Hi @Sudipta_Guru , it is required that you show minimum 6% of turnover. If you earn profits higher than 6% of your turnover you will have to show that profit. You can read up more on how to accommodate your profits under Section 44AD in the following article. Will be happy to help if you face any further hurdles.
(1) When should one go for 44 AD and when to go for 44 ADA ?
(2) Why shouldn’t a normal professional having income upto 50 Lakh, file taxes under 44 AD (where taxable income will be 6% = 3 Lakh) rather than opting for 44 ADA (50% of gross receipts will be taxable = 25 lakh) ?
@vinith.r
Let’s say, if a person is freelancing and his income is say 50 Lakh.
Will such income be considered business income or professional income?
The structure of the organisation doesn’t matter.
It’s more of whether you’re engaged in a business or profession (service) that will determine the applicability of 44AD or 44ADA.
I have a salary income of 20 lakhs for which my company is deducting the tax regularly and reports it on form 16. I also have a freelance income of around 16 lakhs. should I use ITR1 and add freelance income as income from other sources h or use 44ADA and add salary income as additional income? I have not paid any advance tax for freelance income yet but salary tax has been paid by the employer so can I still use 44ADA which requires advance tax before 15th Mar?

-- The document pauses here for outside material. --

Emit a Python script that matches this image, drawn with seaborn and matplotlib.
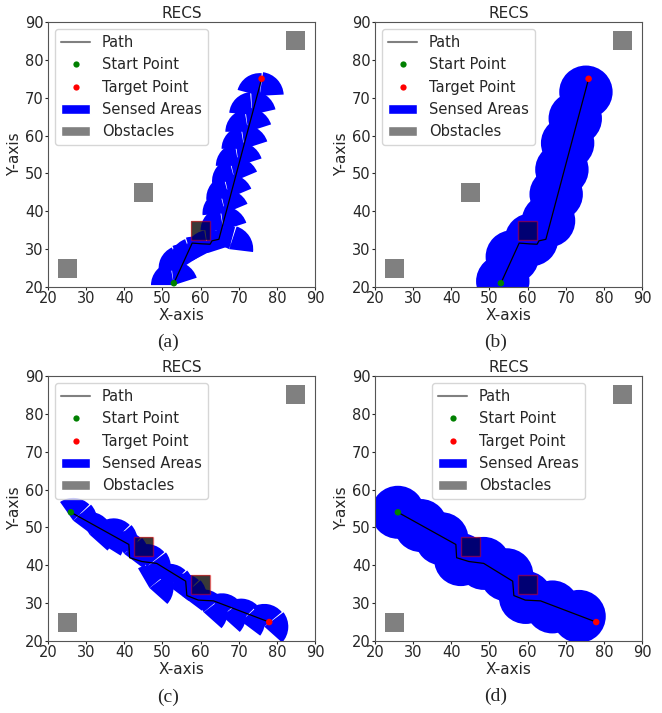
import numpy as np
import pandas as pd
import matplotlib
matplotlib.use('Agg')
import matplotlib.pyplot as plt
import seaborn as sns
from matplotlib.patches import Wedge, Circle, Rectangle, Patch
from matplotlib.lines import Line2D

sns.set_style("ticks")
plt.rcParams['font.family'] = ['DejaVu Sans']

# ---- data ----
obs_x = [25, 45, 60, 85]
obs_y = [25, 45, 35, 85]

# path for (a)/(b)
path1_x = [53, 57.8, 60.4, 62.5, 63.0, 64.8, 76]
path1_y = [21, 31.6, 31.4, 31.3, 32.2, 32.6, 75]
# path for (c)/(d)
path2_x = [26, 41.2, 41.4, 44.6, 48.5, 56.1, 56.4, 59.4, 63.4, 78]
path2_y = [54, 45.5, 42.0, 41.0, 40.5, 35.8, 32.0, 30.8, 30.6, 25]

# wedge sensing (a): apex x, y, heading
wa_x = [53, 55, 58, 62, 67.5, 66, 66.5, 67.5, 69, 70, 71.5, 72.5, 73.5, 75.5]
wa_y = [20.5, 25, 27, 29, 30, 35, 39.5, 43.5, 48, 52, 56.5, 61, 65.5, 70.5]
wa_h = [100, 115, 110, 100, 75, 100, 105, 105, 105, 100, 100, 100, 95, 85]

# wedge sensing (c)
wc_x = [26.6, 30.9, 33.7, 37.2, 40, 45.9, 46.6, 51.8, 55.3, 60.8, 65.6, 70.6, 76.7]
wc_y = [51.8, 48.1, 45.9, 46.4, 43.0, 39.6, 34.0, 34.4, 31.8, 27.6, 26.6, 25.2, 23.8]
wc_h = [45, 40, 50, 45, 45, 40, 40, 45, 45, 40, 40, 45, 40]

# circles (b) and (d)
cb_x = [53.5, 56, 61, 65.5, 67.5, 69, 70.5, 72.5, 75.3]
cb_y = [21.5, 28, 32.5, 37.5, 44.5, 51, 58, 64.5, 71.5]
cd_x = [26, 32, 37.5, 42.5, 48.5, 54.5, 59.5, 66.5, 73.5]
cd_y = [54, 50.5, 47, 41.5, 40.5, 37.5, 31.5, 29, 26.5]

hit_ab = [2]
hit_cd = [1, 2]

OBS = 5
R_W = 6.0
R_C = 7.0
BLUE = '#0000ff'


def draw_panel(ax, px, py, kind, sx, sy, sh, hits, legend_loc):
    for ox, oy in zip(obs_x, obs_y):
        ax.add_patch(Rectangle((ox - OBS / 2, oy - OBS / 2), OBS, OBS,
                               facecolor='gray', edgecolor='none', zorder=1))
    if kind == 'wedge':
        for x, y, h in zip(sx, sy, sh):
            ax.add_patch(Wedge((x, y), R_W, h, h + 80, facecolor=BLUE,
                               edgecolor='none', zorder=2))
            ax.add_patch(Wedge((x, y), R_W * 1.05, h - 82, h - 3, facecolor=BLUE,
                               edgecolor='none', zorder=2))
    else:
        for x, y in zip(sx, sy):
            ax.add_patch(Circle((x, y), R_C, facecolor=BLUE, edgecolor='none', zorder=2))
    for i in hits:
        ax.add_patch(Rectangle((obs_x[i] - OBS / 2, obs_y[i] - OBS / 2), OBS, OBS,
                               facecolor=(0, 0, 0, 0.55), edgecolor=(1, 0, 0, 0.45),
                               linewidth=1, zorder=3))
    df = pd.DataFrame({'x': px, 'y': py})
    sns.lineplot(data=df, x='x', y='y', sort=False, color='black', linewidth=0.9,
                 ax=ax, zorder=4)
    sns.scatterplot(x=[px[0]], y=[py[0]], color='green', s=22, edgecolor='none', ax=ax, zorder=5)
    sns.scatterplot(x=[px[-1]], y=[py[-1]], color='red', s=22, edgecolor='none', ax=ax, zorder=5)

    ax.set_xlim(20, 90)
    ax.set_ylim(20, 90)
    ax.set_xticks(range(20, 91, 10))
    ax.set_yticks(range(20, 91, 10))
    ax.tick_params(labelsize=10.5, length=2, width=0.8, pad=1)
    ax.set_xlabel('X-axis', fontsize=11, labelpad=1)
    ax.set_ylabel('Y-axis', fontsize=11, labelpad=2)
    ax.set_title('RECS', fontsize=11, pad=3)
    for sp in ax.spines.values():
        sp.set_visible(True)
        sp.set_linewidth(0.8)
        sp.set_color('#555555')

    handles = [Line2D([0], [0], color='gray', lw=1.5),
               Line2D([0], [0], marker='o', color='none', markerfacecolor='green',
                      markeredgecolor='none', markersize=4.5),
               Line2D([0], [0], marker='o', color='none', markerfacecolor='red',
                      markeredgecolor='none', markersize=4.5),
               Patch(facecolor=BLUE),
               Patch(facecolor='gray')]
    labels = ['Path', 'Start Point', 'Target Point', 'Sensed Areas', 'Obstacles']
    ax.legend(handles, labels, loc=legend_loc, fontsize=10.5, frameon=True,
              borderaxespad=0.5, handletextpad=0.8)


fig = plt.figure(figsize=(6.62, 7.13), dpi=100)
W, H = 662, 713
boxes = {'a': (48, 22), 'b': (375, 22), 'c': (48, 376), 'd': (375, 376)}
axes = {}
for k, (l, t) in boxes.items():
    axes[k] = fig.add_axes([l / W, 1 - (t + 265) / H, 267 / W, 265 / H])

draw_panel(axes['a'], path1_x, path1_y, 'wedge', wa_x, wa_y, wa_h, hit_ab, 'upper left')
draw_panel(axes['b'], path1_x, path1_y, 'circle', cb_x, cb_y, None, hit_ab, 'upper left')
draw_panel(axes['c'], path2_x, path2_y, 'wedge', wc_x, wc_y, wc_h, hit_cd, 'upper left')
draw_panel(axes['d'], path2_x, path2_y, 'circle', cd_x, cd_y, None, hit_cd, 'upper center')

captions = [('(a)', 168, 342), ('(b)', 496, 342), ('(c)', 168, 697), ('(d)', 496, 696)]
for txt, x, y in captions:
    fig.text(x / W, 1 - y / H, txt, ha='center', va='center', fontsize=14,
             family=['Liberation Serif', 'DejaVu Serif'])

fig.savefig('out.png', dpi=100)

Hi @breeze_S, yes because your gross receipts are less than 50 Lakh rupees you can opt for presumptive taxation under 44ADA and pay taxes any time before filing your return. If you have any other queries would love to help.

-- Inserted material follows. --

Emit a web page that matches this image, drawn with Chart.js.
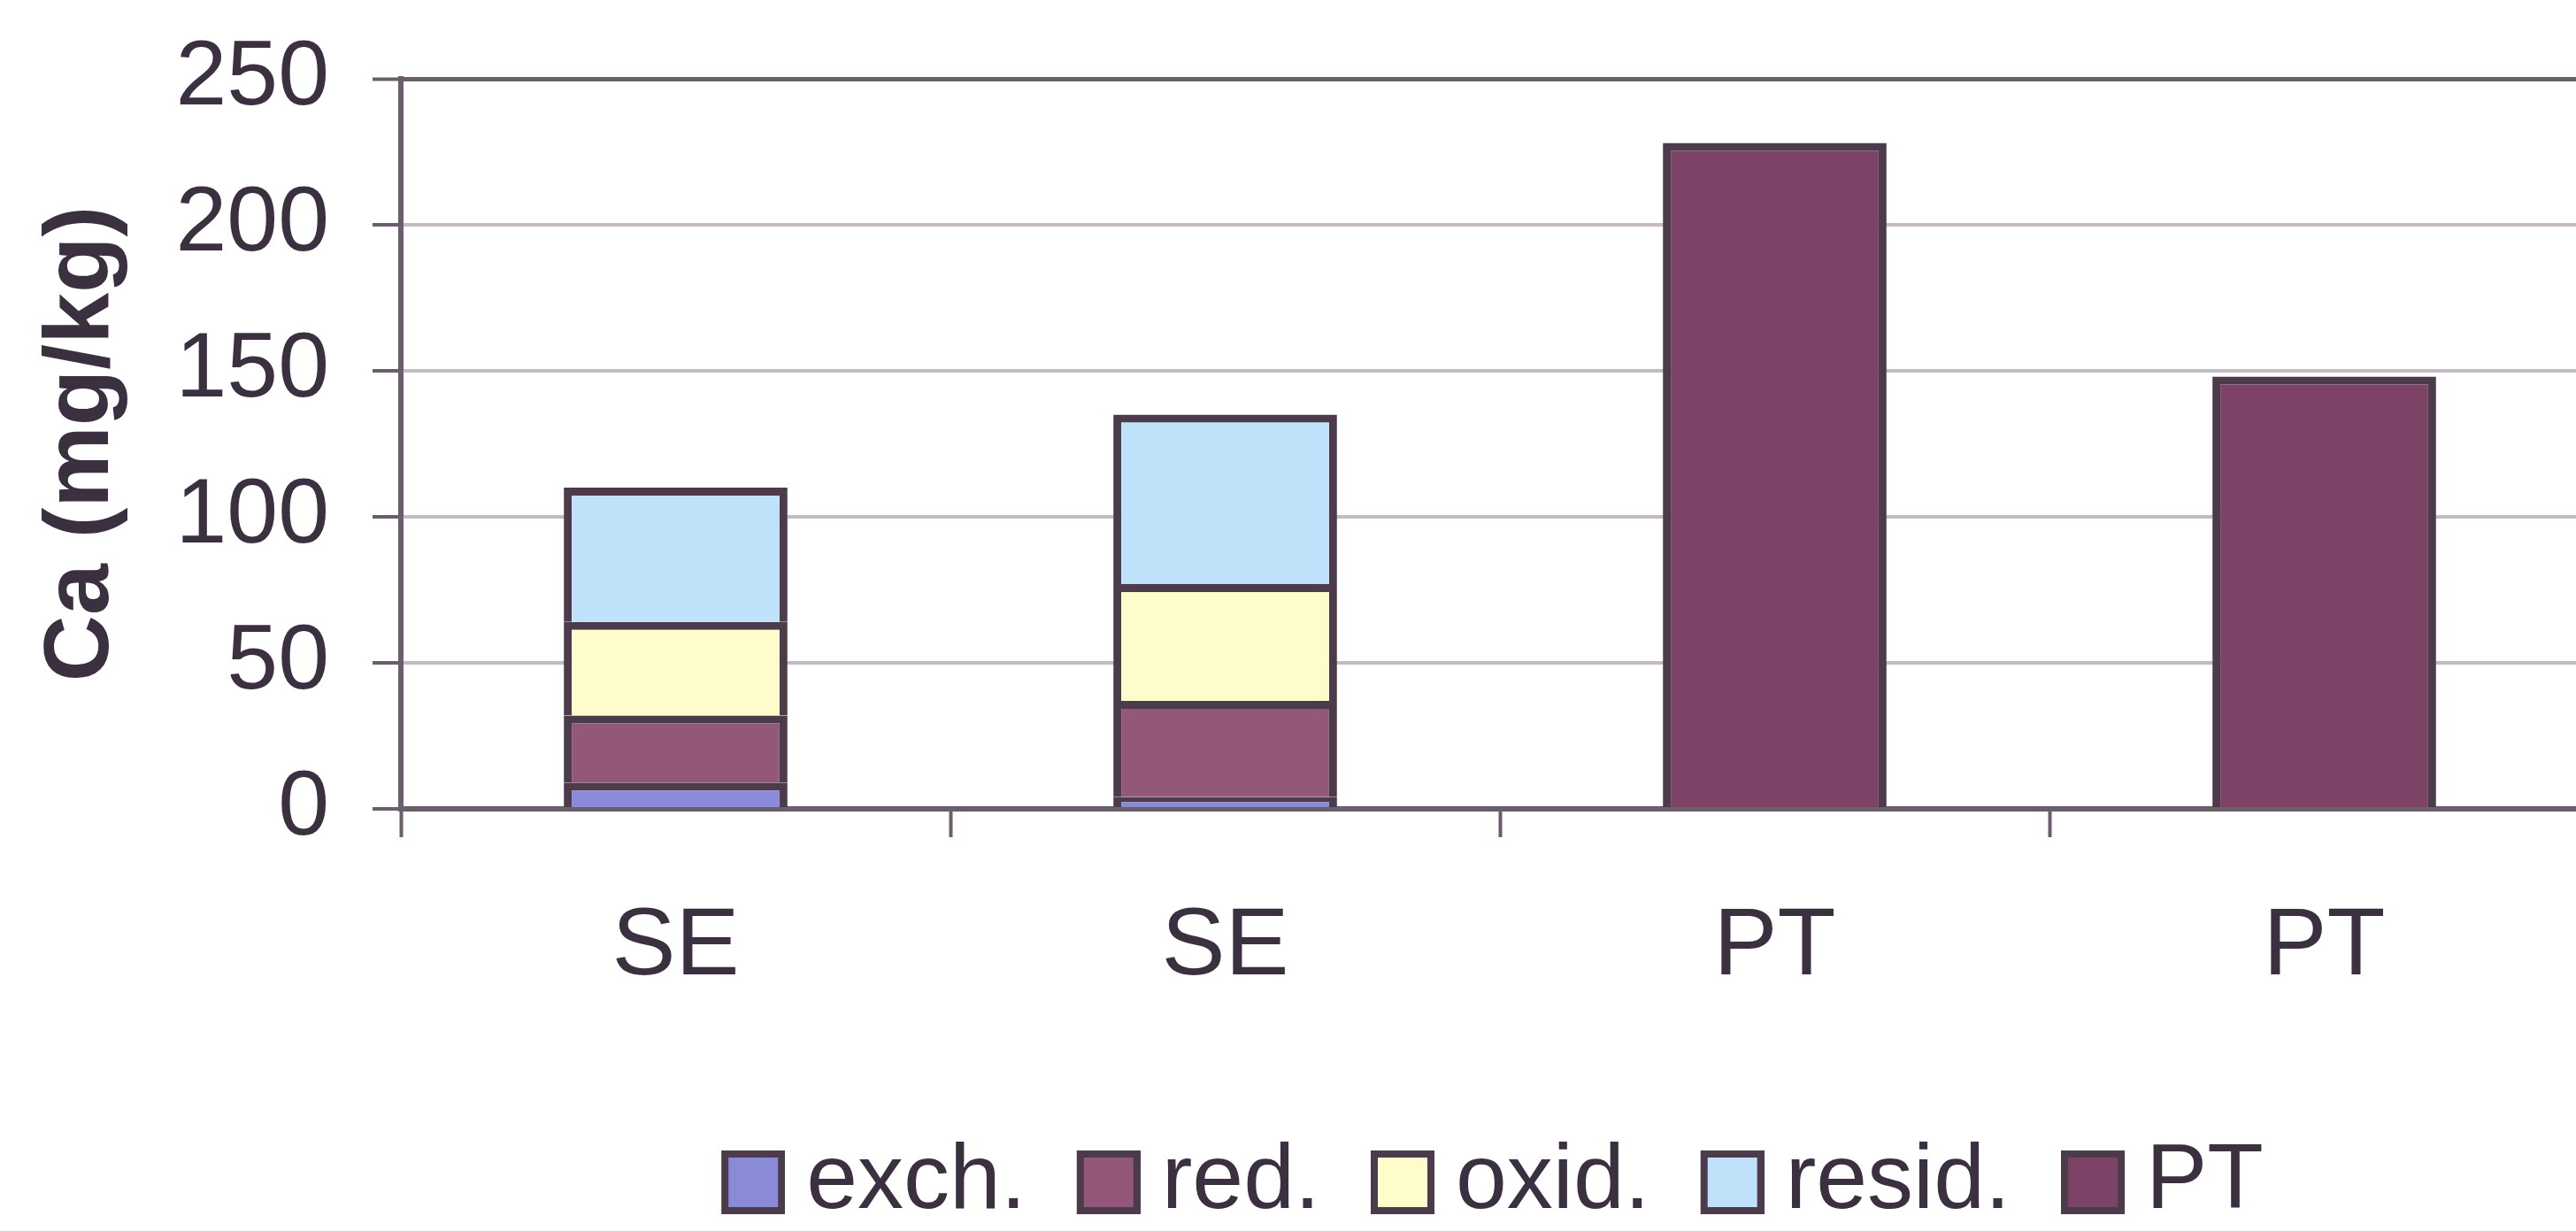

Sankar, Did you get a solution to this query ? I do not see you have got a proper response on it on this forum. I too have same case as my profits are higher than 50% of gross receipts but CA is telling we need to provide only 50% of gross receipts. On April 2022, I have read the income tax act for 44ADA and it is mentioned that the person can voluntarily declare more than 50% earning. “voluntarily” is an ambiguous statement and why “voluntarily” and why not mandatory? Also on the ITR form, it is mentioned that 50% of gross receipts or earning/income which ever is higher. So CA are also not clear on this.

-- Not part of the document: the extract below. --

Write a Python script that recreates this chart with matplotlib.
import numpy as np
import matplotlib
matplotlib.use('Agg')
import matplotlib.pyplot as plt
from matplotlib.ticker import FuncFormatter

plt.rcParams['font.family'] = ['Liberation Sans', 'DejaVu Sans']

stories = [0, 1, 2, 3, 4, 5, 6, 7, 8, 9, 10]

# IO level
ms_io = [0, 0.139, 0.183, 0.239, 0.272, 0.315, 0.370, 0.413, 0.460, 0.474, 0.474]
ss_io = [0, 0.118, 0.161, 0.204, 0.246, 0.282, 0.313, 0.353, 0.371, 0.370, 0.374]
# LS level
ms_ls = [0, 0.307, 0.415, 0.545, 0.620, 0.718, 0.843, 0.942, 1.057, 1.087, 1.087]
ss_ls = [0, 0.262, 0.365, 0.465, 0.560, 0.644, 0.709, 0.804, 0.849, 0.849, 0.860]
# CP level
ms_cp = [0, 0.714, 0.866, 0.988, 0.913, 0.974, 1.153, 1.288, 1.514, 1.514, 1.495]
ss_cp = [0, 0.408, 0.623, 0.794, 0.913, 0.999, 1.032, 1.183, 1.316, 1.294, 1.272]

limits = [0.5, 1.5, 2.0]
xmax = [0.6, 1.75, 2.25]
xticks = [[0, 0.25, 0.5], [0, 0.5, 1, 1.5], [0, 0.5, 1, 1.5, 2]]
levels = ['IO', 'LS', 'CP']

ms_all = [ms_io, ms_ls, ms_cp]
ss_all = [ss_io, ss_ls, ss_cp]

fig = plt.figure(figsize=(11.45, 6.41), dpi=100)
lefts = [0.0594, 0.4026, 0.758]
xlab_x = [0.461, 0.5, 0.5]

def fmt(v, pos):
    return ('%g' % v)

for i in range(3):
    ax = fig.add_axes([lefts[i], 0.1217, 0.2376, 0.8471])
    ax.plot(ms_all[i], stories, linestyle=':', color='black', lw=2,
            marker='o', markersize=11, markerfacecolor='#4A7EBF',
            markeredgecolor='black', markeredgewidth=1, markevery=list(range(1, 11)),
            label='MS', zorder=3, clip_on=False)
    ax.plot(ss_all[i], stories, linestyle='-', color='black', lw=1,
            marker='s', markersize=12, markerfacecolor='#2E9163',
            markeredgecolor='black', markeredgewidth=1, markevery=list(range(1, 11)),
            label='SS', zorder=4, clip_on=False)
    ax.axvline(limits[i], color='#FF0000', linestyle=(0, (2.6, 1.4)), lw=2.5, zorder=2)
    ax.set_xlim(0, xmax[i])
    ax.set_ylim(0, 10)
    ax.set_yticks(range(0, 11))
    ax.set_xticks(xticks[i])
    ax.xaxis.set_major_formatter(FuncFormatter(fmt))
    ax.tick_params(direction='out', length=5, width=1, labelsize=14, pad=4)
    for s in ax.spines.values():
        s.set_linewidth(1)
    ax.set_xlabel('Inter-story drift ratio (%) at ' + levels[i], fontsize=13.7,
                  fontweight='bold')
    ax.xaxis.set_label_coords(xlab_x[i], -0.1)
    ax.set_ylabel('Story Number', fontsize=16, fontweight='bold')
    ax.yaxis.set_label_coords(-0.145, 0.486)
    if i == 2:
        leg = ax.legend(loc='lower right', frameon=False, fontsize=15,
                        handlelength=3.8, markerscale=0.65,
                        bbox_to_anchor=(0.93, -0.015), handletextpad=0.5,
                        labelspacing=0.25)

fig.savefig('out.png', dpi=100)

So that means CA is incorrect(your too who is not recommending this scheme). The benefit one can have with this is that he/she does not need to maintain the books. Income tax department has given clear guidelines in case earning is less than 50% than either pay 50% of gross receipts or maintain accounting books but not clear guideline in case profit is higher than 50%. So without checking the income tax act one will trust only what a CA is telling.
As per Section 44ADA, if the gross receipts of an eligible profession are upto INR 50 lacs, they can opt for presumptive taxation scheme and report 50% of gross receipts or a sum higher claimed to have been earned as the income. Thus, under Section 44ADA, income will be computed on
presumptive basis, i.e. @ 50% of the total gross receipts of the profession. However such person
can declare income higher than 50%.
If you opt for presumptive taxation scheme, you need not maintain books of accounts, Further, you cannot claim any expenses. Advance Tax on such income must be paid on or before 15th March.
Thanks Sakshi. That is what is written in section 44ADA but being part of Tax Q&A team, can you confirm why it is “can” and why not “must” ? Do you believe there is difference in the two ? That is what exactly is my question.
“However such person can declare income higher than 50%”
If you aren’t maintaining the books of accounts, it is difficult to determine the actual profits. The best person to judge the actual income is the taxpayer. We have thus interpreted the section as defined in the Income Tax Act that mentions declaring atleast 50% of the gross receipts as presumptive income.
Note: The options we have suggested here are on the basis of interpretation of the section and our advice based on the experience of filing tax returns for presumptive taxpayers.